We are looking for a Lead Data Engineer to join our Med Tech Content Engineering Team in India. This is an amazing opportunity to work on Life Sciences and Healthcare domain using big data technologies. We would love to speak with you if you have skills in Python, Spark and have experience on building big data platforms.
About You – experience, education, skills, and accomplishments
Bachelor’s Degree or equivalent in computer science, software engineering, or a related field
5+ years of relevant experience.
Good experience working with Python, PySpark, AWS, AWS Glue, EMR and Delta Lake.

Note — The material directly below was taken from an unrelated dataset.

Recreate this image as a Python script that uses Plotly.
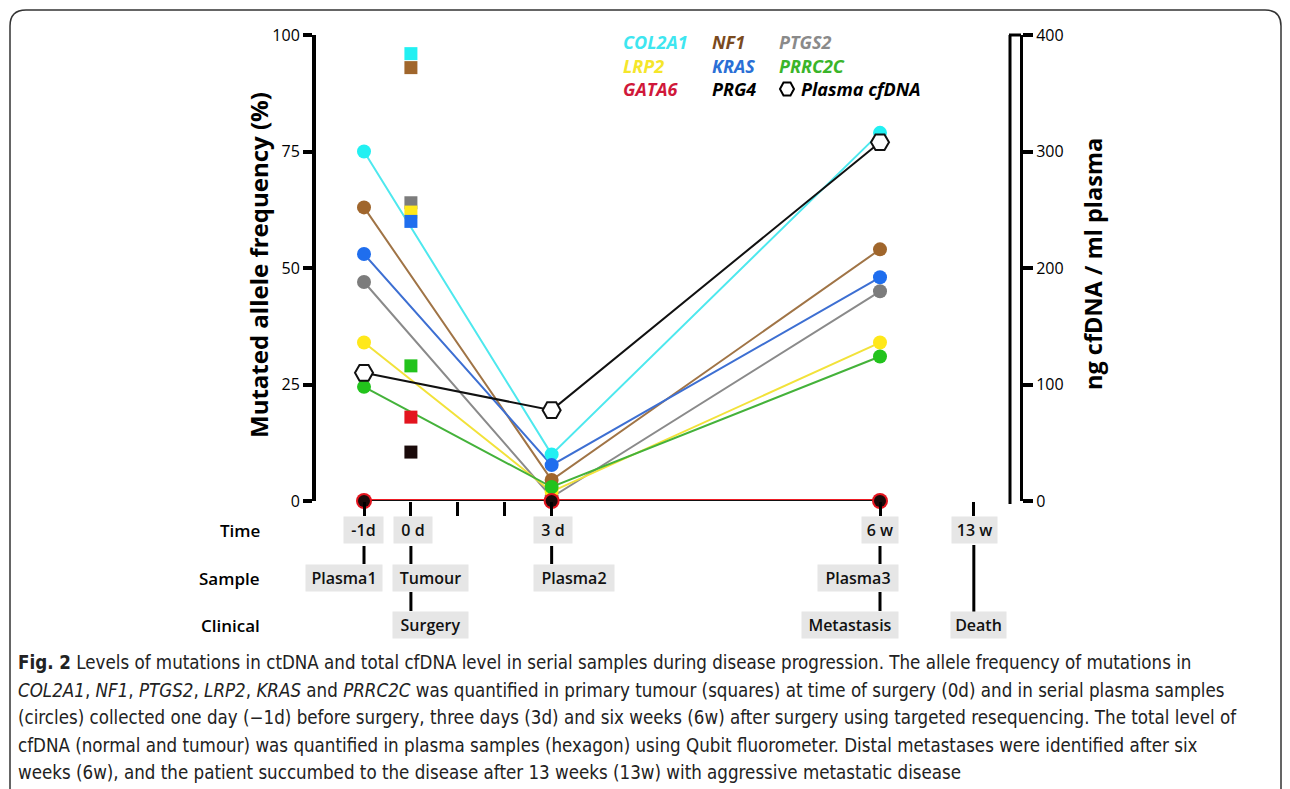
import plotly.graph_objects as go

W, H = 1290, 789

# ---------------- data ----------------
genes = ["COL2A1", "NF1", "PTGS2", "LRP2", "KRAS", "PRRC2C", "GATA6", "PRG4"]
marker_colors = ["#22f0f2", "#a0662c", "#7c7c7c", "#ffe81a", "#1f6eee", "#22c31c", "#e3141e", "#1a0a0a"]
line_colors = ["#4ee8ee", "#a07446", "#8a8a8a", "#f2e23a", "#3d6fd2", "#44b23a", "#ee1c24", "#111111"]
text_colors = ["#3ee6f0", "#7a4a1e", "#8a8a8a", "#f5e62a", "#2a6fd6", "#3ab52a", "#d0183a", "#000000"]

plasma_x = [-1, 3, 10]          # -1d, 3d, 6w (display position)
plasma_vals = {
    "COL2A1": [75, 10, 79],
    "NF1": [63, 4.5, 54],
    "PTGS2": [47, 0.8, 45],
    "LRP2": [34, 2, 34],
    "KRAS": [53, 7.7, 48],
    "PRRC2C": [24.5, 3, 31],
    "GATA6": [0, 0, 0],
    "PRG4": [0, 0, 0],
}
tumour_x = 0
tumour_vals = {
    "COL2A1": 96, "NF1": 93, "PTGS2": 64, "LRP2": 62,
    "KRAS": 60, "PRRC2C": 29, "GATA6": 18, "PRG4": 10.5,
}
cfdna_vals = [110, 78, 308]

time_labels = ["-1d", "0 d", "3 d", "6 w", "13 w"]
time_x = [-1, 0, 3, 10, 12]
sample_labels = ["Plasma1", "Tumour", "Plasma2", "Plasma3"]
sample_x = [-1, 0, 3, 10]
clinical_labels = ["Surgery", "Metastasis", "Death"]
clinical_x = [0, 10, 12]
minor_tick_x = [1, 2]

left_ticks = [0, 25, 50, 75, 100]
right_ticks = [0, 100, 200, 300, 400]

caption_lines = [
    "<b>Fig. 2</b> Levels of mutations in ctDNA and total cfDNA level in serial samples during disease progression. The allele frequency of mutations in",
    "<i>COL2A1</i>, <i>NF1</i>, <i>PTGS2</i>, <i>LRP2</i>, <i>KRAS</i> and <i>PRRC2C</i> was quantified in primary tumour (squares) at time of surgery (0d) and in serial plasma samples",
    "(circles) collected one day (\u22121d) before surgery, three days (3d) and six weeks (6w) after surgery using targeted resequencing. The total level of",
    "cfDNA (normal and tumour) was quantified in plasma samples (hexagon) using Qubit fluorometer. Distal metastases were identified after six",
    "weeks (6w), and the patient succumbed to the disease after 13 weeks (13w) with aggressive metastatic disease",
]

# ---------------- geometry helpers ----------------
PAGE_OFF = 8   # the page body margin shifts the figure by 8 px

def px(x):
    return (x - PAGE_OFF) / W

def py(y):
    return 1 - (y - PAGE_OFF) / H

X_LEFT, X_RIGHT = 316, 1020
Y_TOP, Y_BOT = 35, 501
unit = (880 - 364) / 11.0
x_min = -1 - (364 - X_LEFT) / unit
x_max = -1 + (X_RIGHT - 364) / unit
AX_OFF = -0.6   # baseline drawn slightly under the zero line

FONT = "Open Sans, Noto Sans, sans-serif"

fig = go.Figure()

# lines for plasma samples
for g, lc in zip(genes, line_colors):
    fig.add_trace(go.Scatter(
        x=plasma_x, y=plasma_vals[g], mode="lines",
        line=dict(color=lc, width=4 if g == "GATA6" else 2),
        showlegend=False, hoverinfo="skip", cliponaxis=False))

fig.add_trace(go.Scatter(
    x=plasma_x, y=cfdna_vals, mode="lines", yaxis="y2",
    line=dict(color="#111111", width=2), showlegend=False, cliponaxis=False))

# plasma circles
for g, mc in zip(genes, marker_colors):
    size = 16 if g == "GATA6" else 14
    if g == "PRG4":
        size = 12
    fig.add_trace(go.Scatter(
        x=plasma_x, y=plasma_vals[g], mode="markers",
        marker=dict(symbol="circle", size=size, color=mc, line=dict(width=0)),
        showlegend=False, name=g, cliponaxis=False))

# tumour squares
for g, mc in zip(genes, marker_colors):
    fig.add_trace(go.Scatter(
        x=[tumour_x], y=[tumour_vals[g]], mode="markers",
        marker=dict(symbol="square", size=13, color=mc, line=dict(width=0)),
        showlegend=False, name=g, cliponaxis=False))

# cfDNA hexagons
fig.add_trace(go.Scatter(
    x=plasma_x, y=cfdna_vals, mode="markers", yaxis="y2",
    marker=dict(symbol="hexagon2", size=18, color="white", line=dict(color="#111111", width=2)),
    showlegend=False, name="Plasma cfDNA", cliponaxis=False))

shapes = []
annotations = []

# broken x-axis baseline
segments = [
    (x_min, (657 - 364) / unit - 1, "solid"),
    ((667 - 364) / unit - 1, (765 - 364) / unit - 1, "8px,12px"),
    ((775 - 364) / unit - 1, (888 - 364) / unit - 1, "solid"),
    ((893 - 364) / unit - 1, (942 - 364) / unit - 1, "8px,12px"),
    ((952 - 364) / unit - 1, x_max, "solid"),
]
for a, b, d in segments:
    shapes.append(dict(type="line", xref="x", yref="y", x0=a, x1=b, y0=AX_OFF, y1=AX_OFF,
                       line=dict(color="black", width=5, dash=d), layer="below"))

# double right axis: inner line + top connector
shapes.append(dict(type="line", xref="paper", yref="paper",
                   x0=px(1010), x1=px(1010), y0=py(Y_BOT + 3), y1=py(Y_TOP),
                   line=dict(color="black", width=3)))
shapes.append(dict(type="line", xref="paper", yref="paper",
                   x0=px(1009), x1=px(1021), y0=py(Y_TOP), y1=py(Y_TOP),
                   line=dict(color="black", width=3)))

# timeline connectors
for xv in sample_x:
    shapes.append(dict(type="line", xref="x", yref="paper", x0=xv, x1=xv,
                       y0=py(546), y1=py(564), line=dict(color="black", width=3)))
for xv in [0, 10]:
    shapes.append(dict(type="line", xref="x", yref="paper", x0=xv, x1=xv,
                       y0=py(592), y1=py(611), line=dict(color="black", width=3)))
shapes.append(dict(type="line", xref="x", yref="paper", x0=12, x1=12,
                   y0=py(545), y1=py(612), line=dict(color="black", width=3)))

# outer rounded frame
r = 16
x0f, x1f, y0f = 10, 1281, 10
path = (f"M {px(x0f)},{py(H + 30)} L {px(x0f)},{py(y0f + r)} "
        f"Q {px(x0f)},{py(y0f)} {px(x0f + r)},{py(y0f)} "
        f"L {px(x1f - r)},{py(y0f)} Q {px(x1f)},{py(y0f)} {px(x1f)},{py(y0f + r)} "
        f"L {px(x1f)},{py(H + 30)}")
shapes.append(dict(type="path", xref="paper", yref="paper", path=path,
                   line=dict(color="#333333", width=1.5)))

# legend
leg_cols = [621, 710, 777]
leg_rows = [42, 66, 89]
for i, (g, tc) in enumerate(zip(genes, text_colors)):
    cx = leg_cols[i % 3]
    cy = leg_rows[i // 3]
    annotations.append(dict(xref="paper", yref="paper", x=px(cx), y=py(cy),
                            xanchor="left", yanchor="middle", showarrow=False,
                            text=f"<b><i>{g}</i></b>",
                            font=dict(family=FONT, size=18, color=tc)))
hx, hy = 787, 89
shapes.append(dict(type="path", xref="paper", yref="paper", xsizemode="pixel",
                   ysizemode="pixel", xanchor=px(hx), yanchor=py(hy),
                   path="M -7,0 L -3.5,6.5 L 3.5,6.5 L 7,0 L 3.5,-6.5 L -3.5,-6.5 Z",
                   line=dict(color="black", width=2), fillcolor="white"))
annotations.append(dict(xref="paper", yref="paper", x=px(799), y=py(89),
                        xanchor="left", yanchor="middle", showarrow=False,
                        text="<b><i>Plasma cfDNA</i></b>",
                        font=dict(family=FONT, size=18, color="black")))

# axis titles
annotations.append(dict(xref="paper", yref="paper", x=px(258), y=py(265),
                        xanchor="center", yanchor="middle",
                        textangle=-90, showarrow=False,
                        text="<b>Mutated allele frequency (%)</b>",
                        font=dict(family=FONT, size=24, color="black")))
annotations.append(dict(xref="paper", yref="paper", x=px(1093), y=py(264),
                        xanchor="center", yanchor="middle",
                        textangle=-90, showarrow=False,
                        text="<b>ng cfDNA / ml plasma</b>",
                        font=dict(family=FONT, size=23.5, color="black")))

# timeline row labels
for lab, yy in zip(["Time", "Sample", "Clinical"], [530, 578, 625]):
    annotations.append(dict(xref="paper", yref="paper", x=px(262), y=py(yy),
                            xanchor="right", yanchor="middle", showarrow=False,
                            text=lab, font=dict(family=FONT, size=17, color="black", weight=600)))

BOX = "#e6e6e6"
def box(label, xv, yy, shift, width):
    annotations.append(dict(xref="x", yref="paper", x=xv, y=py(yy), xshift=shift,
                            xanchor="center", yanchor="middle", showarrow=False,
                            text=label, bgcolor=BOX, borderpad=3, width=width - 6, height=20,
                            font=dict(family=FONT, size=16, color="#111111", weight=600)))

time_shift = [-1, 2, 1, 0, 1]
time_w = [39, 38, 38, 36, 45]
for lab, xv, s, w in zip(time_labels, time_x, time_shift, time_w):
    box(lab, xv, 530, s, w)
sample_shift = [-20, 20, 22, -22]
sample_w = [76, 75, 80, 80]
for lab, xv, s, w in zip(sample_labels, sample_x, sample_shift, sample_w):
    box(lab, xv, 578, s, w)
clin_shift = [20, -30, 5]
clin_w = [75, 96, 55]
for lab, xv, s, w in zip(clinical_labels, clinical_x, clin_shift, clin_w):
    box(lab, xv, 625, s, w)

# caption
cap_y = [662, 690, 717, 745, 772]
for line, yy in zip(caption_lines, cap_y):
    annotations.append(dict(xref="paper", yref="paper", x=px(16), y=py(yy),
                            xanchor="left", yanchor="middle", showarrow=False,
                            text=line, align="left",
                            font=dict(family="Liberation Sans Narrow, DejaVu Sans Condensed, sans-serif",
                                      size=18.6, color="#222222")))

axis_common = dict(automargin=False, fixedrange=True, showgrid=False, zeroline=False)

fig.update_layout(
    width=W, height=H,
    margin=dict(l=0, r=0, t=0, b=0, pad=0, autoexpand=False),
    paper_bgcolor="white", plot_bgcolor="white",
    showlegend=False,
    xaxis=dict(domain=[px(X_LEFT), px(X_RIGHT)], range=[x_min, x_max],
               showline=False,
               tickmode="array", tickvals=time_x + minor_tick_x,
               ticks="outside", ticklen=14, tickwidth=3, tickcolor="black",
               showticklabels=False, **axis_common),
    yaxis=dict(domain=[py(Y_BOT), py(Y_TOP)], range=[0, 100],
               showline=True, linewidth=4, linecolor="black",
               tickmode="array", tickvals=left_ticks,
               ticks="outside", ticklen=9, tickwidth=4, tickcolor="black",
               tickfont=dict(family=FONT, size=16, color="black"), **axis_common),
    yaxis2=dict(overlaying="y", side="right", range=[0, 400], anchor="x",
                showline=True, linewidth=3, linecolor="black",
                tickmode="array", tickvals=right_ticks,
                ticks="outside", ticklen=10, tickwidth=4, tickcolor="black",
                tickfont=dict(family=FONT, size=16, color="black"), **axis_common),
    shapes=shapes,
    annotations=annotations,
)

fig.write_html("out.html")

Good knowledge of ETL, including the ability to read and write efficient, robust code, follow or implement best practices and coding standards, design/implement common ETL strategies (CDC, SCD, etc.), and create reusable/maintainable jobs.
Solid background in database systems (such as Postgres, Oracle, Snowflake/Databricks) along with strong knowledge of PL/SQL and SQL.
Experience in handling large volume of data and building data pipelines.
Possess good knowledge of Agile/other SDLC methodologies.
Exposure to a Data warehouse / BI project in a Healthcare Domain.
Strong oral and written communication skills.
It would be great if you also had . . .
Familiarity with Airflow, Snowflake, Databricks would be added advantage.
Experience in building big data platforms.
Understanding on healthcare data.
What will you be doing in this role?
As a member of Data Engineering Team, you’ll Step into a key role on an expanding data engineering team to build our data platforms, data pipelines, and data transformation capabilities.
Define and implement our data platform strategy on Cloud, have a meaningful impact on our customers, and working in our high energy, innovative, fast-paced Agile culture.
Drive rapid prototyping and development with Product and Technical teams in building and scaling high-value medical data capabilities.
Interface with other technology teams to extract, transform, and load data from a wide variety of data sources using Apache suite (airflow, spark), SQL, Python, ETL, and AWS big data technologies.
Creation and support of batch and real-time data pipelines and ongoing data monitoring and validation built on AWS/Snowflake/Apache technologies for medical data from many different sources.
Conduct functional and non-functional testing, writing test scenarios and test scripts.
Evaluate existing applications to update and add new features to meet business requirements.
Product you will be developing
You will be contributing to the HIDA platform, which provides healthcare distributors, manufacturers, and partners with critical insights into sales data, market trends, and product distribution. The product helps clients streamline operations, optimize decision-making, and improve overall business outcomes by providing data-driven analytics and reporting capabilities.
About the Team
The HIDA Technology team is a high-performing group of 8 engineers based in Bangalore, working closely with global stakeholders. The team specializes in UI development (Angular), backend services (Python), and advanced analytics powered by Snowflake. We collaborate with product managers, data engineers, and business analysts to deliver impactful solutions. Our tech stack includes Angular, Python (Flask/Django), Snowflake, PostgreSQL, Airflow, and cloud (AWS/Azure). We foster a collaborative, agile, and innovation-driven culture with opportunities to grow skills across the stack.
Hours of Work
Standard working hours aligned with India Standard Time (IST). This is a full-time, permanent position. Flexibility may be required to collaborate with global stakeholders in different time zone
At Clarivate, we are committed to providing equal employment opportunities for all qualified persons with respect to hiring, compensation, promotion, training, and other terms, conditions, and privileges of employment. We comply with applicable laws and regulations governing non-discrimination in all locations.